Sächsische Zeitung, 11.07.2007
"Notfalls kommt eine Verfassungsklage"
Der sächsische CDU-Generalsekretär Michael Kretschmer kritisiert die SPD im Streit um einen Untersuchungsausschuss.
Herr Kretschmer, warum will die CDU mit aller Macht verhindern, dass sich ein Untersuchungsausschuss mit der vermuteten Korruptionsaffäre befasst?
Das ist nicht der Fall. Wir haben Sachsens Verfassung mitgeschrieben und dort das Minderheitenrecht für Untersuchungsausschüsse aufgenommen. Dieses Recht der Opposition ist unbestritten.
Dann könnten Sie dem Oppositionsantrag doch zustimmen. Warum tun Sie es nicht?
Weil wir einen solchen Ausschuss für unnötig halten. Für Verfolgung und Aufarbeitung von Straftaten sind nur Polizei, Staatsanwaltschaft
und Gerichte zuständig. Das ist keine Sache des Parlaments. Als politische Konsequenzen wurden bereits Personalentscheidungen beim Verfassungsschutz und im Innenministerium getroffen. Weitere Maßnahmen folgen im Herbst, wenn die Berichte der Expertenkommissionen vorliegen. Wäre die Opposition an der Sache orientiert, hätte sie die Ergebnisse abgewartet.
Laut Gesetz muss es aber einen Ausschuss geben, wenn ihn die Opposition beantragt?
Nur wenn die Opposition einen ordnungsgemäßen Antrag stellt. Der muss mit der Verfassung vereinbar sein. Das heißt, er muss präzise beschreiben, was untersucht werden soll, und es dürfen keine Vorverurteilungen enthalten sein. Heute wird die Landtagsverwaltung ihr Gutachten zum aktuellen Antrag vorlegen.

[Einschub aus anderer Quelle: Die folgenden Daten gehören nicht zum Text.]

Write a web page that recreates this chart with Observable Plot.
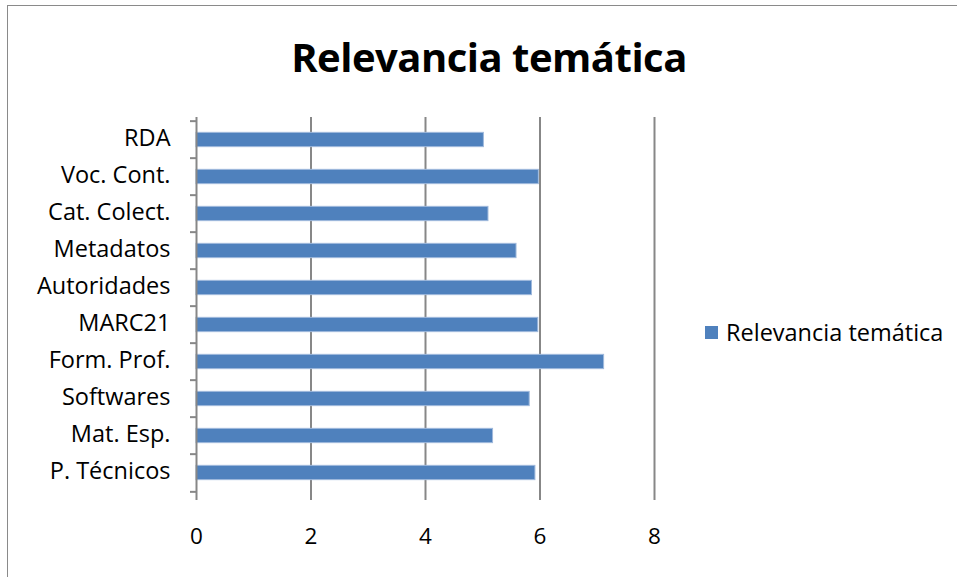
<!DOCTYPE html>
<html>
<head>
<meta charset="utf-8">
<script src="https://cdn.jsdelivr.net/npm/d3@7"></script>
<script src="https://cdn.jsdelivr.net/npm/@observablehq/plot@0.6"></script>
<style>
  html, body { margin: 0; padding: 0; background: #fff; }
  #wrap { position: relative; width: 957px; height: 577px; overflow: hidden; font-family: "Open Sans", sans-serif; }
  #frame { position: absolute; left: 7px; top: 5px; width: 2000px; height: 2000px; border-top: 1.5px solid #8a8a8a; border-left: 1.5px solid #8a8a8a; }
  #title { position: absolute; left: 0; width: 978px; top: 29px; text-align: center; font-weight: 700; font-size: 40px; color: #000; letter-spacing: -0.5px; }
  #legend { position: absolute; left: 705px; top: 316px; font-size: 23.5px; color: #000; display: flex; align-items: center; white-space: nowrap; }
  #legend .sw { width: 13px; height: 13px; background: #4F81BD; margin-right: 8px; }
  #chart { position: absolute; left: 0; top: 0; }
</style>
</head>
<body>
<div id="wrap">
  <div id="frame"></div>
  <div id="chart"></div>
  <div id="title">Relevancia temática</div>
  <div id="legend"><div class="sw"></div><span>Relevancia temática</span></div>
</div>
<script>
const categories = ["RDA", "Voc. Cont.", "Cat. Colect.", "Metadatos", "Autoridades", "MARC21", "Form. Prof.", "Softwares", "Mat. Esp.", "P. Técnicos"];
const values = [5.02, 5.98, 5.10, 5.59, 5.86, 5.97, 7.12, 5.82, 5.18, 5.92];
const xTicks = [0, 2, 4, 6, 8];
const seriesName = "Relevancia temática";

const data = categories.map((c, i) => ({category: c, value: values[i]}));

const W = 957, H = 577;
const mL = 196, mR = 303, mT = 117, mB = 83;
const band = (H - mT - mB) / categories.length;
const axisColor = "#878787";

const plot = Plot.plot({
  width: W,
  height: H,
  marginLeft: mL,
  marginRight: mR,
  marginTop: mT,
  marginBottom: mB,
  style: {fontFamily: "'Open Sans', sans-serif", fontSize: "22px", color: "#000", background: "transparent"},
  x: {domain: [0, 8], ticks: xTicks, label: null},
  y: {domain: categories, padding: 0, label: null},
  marks: [
    Plot.gridX(xTicks.filter(t => t > 0), {stroke: axisColor, strokeOpacity: 1, strokeWidth: 2}),
    Plot.barX(data, {x: "value", y: "category", fill: "#4F81BD", stroke: "#9fb9dc", strokeWidth: 1, insetTop: band / 2 - 7.5, insetBottom: band / 2 - 7.5}),
    Plot.ruleX([0], {stroke: axisColor, strokeWidth: 2}),
    Plot.ruleY([0], {frameAnchor: "bottom", stroke: axisColor, strokeWidth: 2}),
    Plot.axisX(xTicks, {tickSize: 6, tickPadding: 28, stroke: axisColor, strokeWidth: 2, fontSize: 22.5, label: null}),
    Plot.axisY({tickSize: 0, tickPadding: 26, fontSize: 23.5, dy: -2, label: null}),
    Plot.axisY({tickSize: 6, text: null, dy: -band / 2, stroke: axisColor, strokeWidth: 2, label: null}),
    Plot.axisY(categories.slice(-1), {tickSize: 6, text: null, dy: band / 2, stroke: axisColor, strokeWidth: 2, label: null})
  ]
});
document.getElementById("chart").appendChild(plot);
</script>
</body>
</html>
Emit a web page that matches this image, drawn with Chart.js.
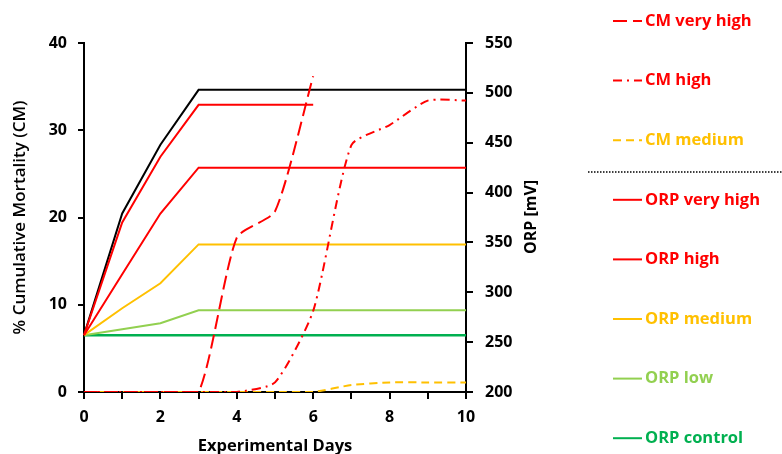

Ich vermute, es wird vernichtend für die PDS. Das ist der Grund dafür, dass die Genossen mit Zähnen und Klauen versucht haben, diese Prüfung zu verhindern.
Im Gegensatz zur CDU hat ihr Koalitionspartner SPD bereits angekündigt, den Oppositionsantrag passieren zu lassen? Auch wenn klar ist, der Antrag ist verfassungswidrig?
Das kann ich mir nicht vorstellen. Noch mal ganz klar: Der Ausschuss ist ein Minderheitenrecht. Aber es gibt kein Recht auf Zustimmung zu einem verfassungswidrigen Antrag. Das werden wir notfalls vom Landesverfassungsgericht klären lassen.
Warum kündigt Ihr Koalitionspartner dann so etwas an?
Ich spüre große Nervosität in der SPD vor dem Landesparteitag, am Wochenende. Das Problem ist: Die SPD schafft sich ihre Probleme selbst und organisiert uns allen eine schlechte Stimmung. Am Ende müssen die Genossen unter großen Mühen doch von dem Baum runter, auf den sie erst mit viel Getöse geklettert sind. Die SPD muss ihre internen Machtfragen klären. Sie kann nicht gleichzeitig Regierung und Opposition sein. Andernfalls kommt es ständig zu Problemen wie beim Hochschulgesetz oder beim Umgang mit den Leipziger Vorgängen. Sie muss sich an getroffene Absprachen und Regeln halten. Stattdessen lassen aber die eigenen Leute die SPD-Führung im Regen stehen. Das schafft Ärger und Verzögerungen.
Selbst ein Teil der CDU-Abgeordneten im Landtag ist für einen Untersuchungsausschuss? Was sagen Sie denen?
Wir sind uns einig, dass ohne Ansehen der Person ermittelt und notfalls auch bestraft werden muss. Es war die CDU, die durchgesetzt hat, dass der Verfassungsschutz mit der Beobachtung der Organisierten Kriminalität beauftragt wird und die verhindert hat, dass die Akten vernichtet wurden. Jetzt sorgen wir für eine lückenlose Aufklärung.